Lucien Simon (1861-1945) belonged to the group of French painters. He studied in Paris with Didier and Robert-Fleury at the Académie Julian. He was mainly interested in portrait and religious representations. Together with Charles Cottet and Andrè Dauchez (his brother-in-law, a Breton painter) they formed the “black school of painting” – La Bande Noire. They were inspired by Impressionist painting, but used a much darker palette. They showed views of Brittany, the austerity and religiosity of the daily life of its inhabitants, which Simon had the opportunity to meet during his first stay in this region of France in 1890. *
Description of the painting:
Two paintings, two group portraits, undoubtedly inspired by Manet, present allegories of the arts: “Music” and “Painting”.

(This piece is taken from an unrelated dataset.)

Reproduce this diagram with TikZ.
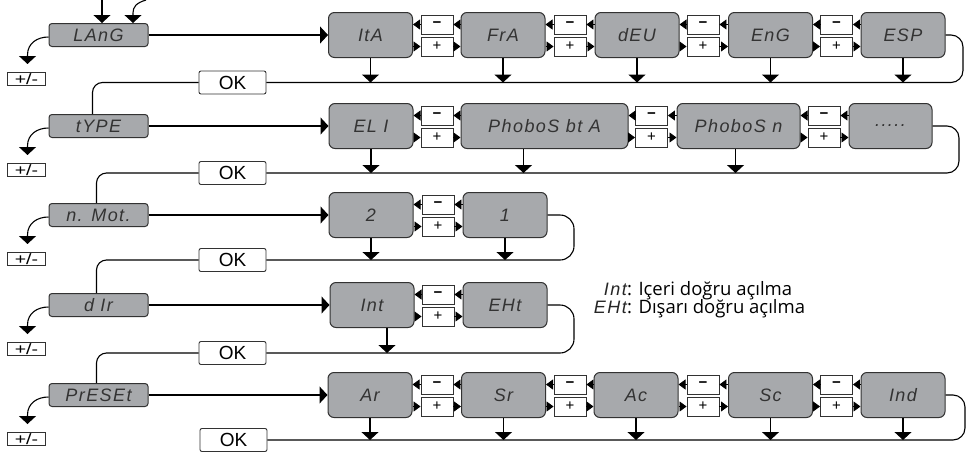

At first glance, it seems that these works are completely different, as their titles also suggest. However, when we look at the characters in both paintings, we can observe their undeniable similarity. The man listening to the violin in the allegory of “Music” is the same person who plays the role of the painter in the second representation. The woman playing the instrument has the same features as the mother holding her daughter on her lap in the “Painting” painting. This man is the author of the work himself – Lucien Simon, the woman – his wife Jeanne, Andre Dauchez’s sister, Lucien’s pupil (you can also see his paintings in our Gallery). Dauchez, Lucien and the well-known to you creator of “Happy Evening in Brittany” – Cottet, is a group of founders of the “black school of painting”. The wife of the painter Lucien, whom we see in both representations, was also a painter, although women rarely gained recognition as artists. From the marriage of Mr. and Mrs. Lucien, four descendants were born, two of whom also devoted themselves to artistic activities.
But apart from the identical characters captured on both canvases, the paintings have something else in common. The Odet river drawn in the background of the Breton landscape. Reflected on countless representations as often as the characteristic Breton coastal landscapes.
The members of the “Black Band” created in Brittany. A region covering the Breton Peninsula, located in the northwest of France, distinguished not only by its geographical location, but also by its different culture. Painters came here mainly to observe nature and people. However, this place often became so close to them that they decided to settle there permanently. Their unconditional attachment to Brittany was manifested primarily in their work. It was no different in the case of Lucien Simon.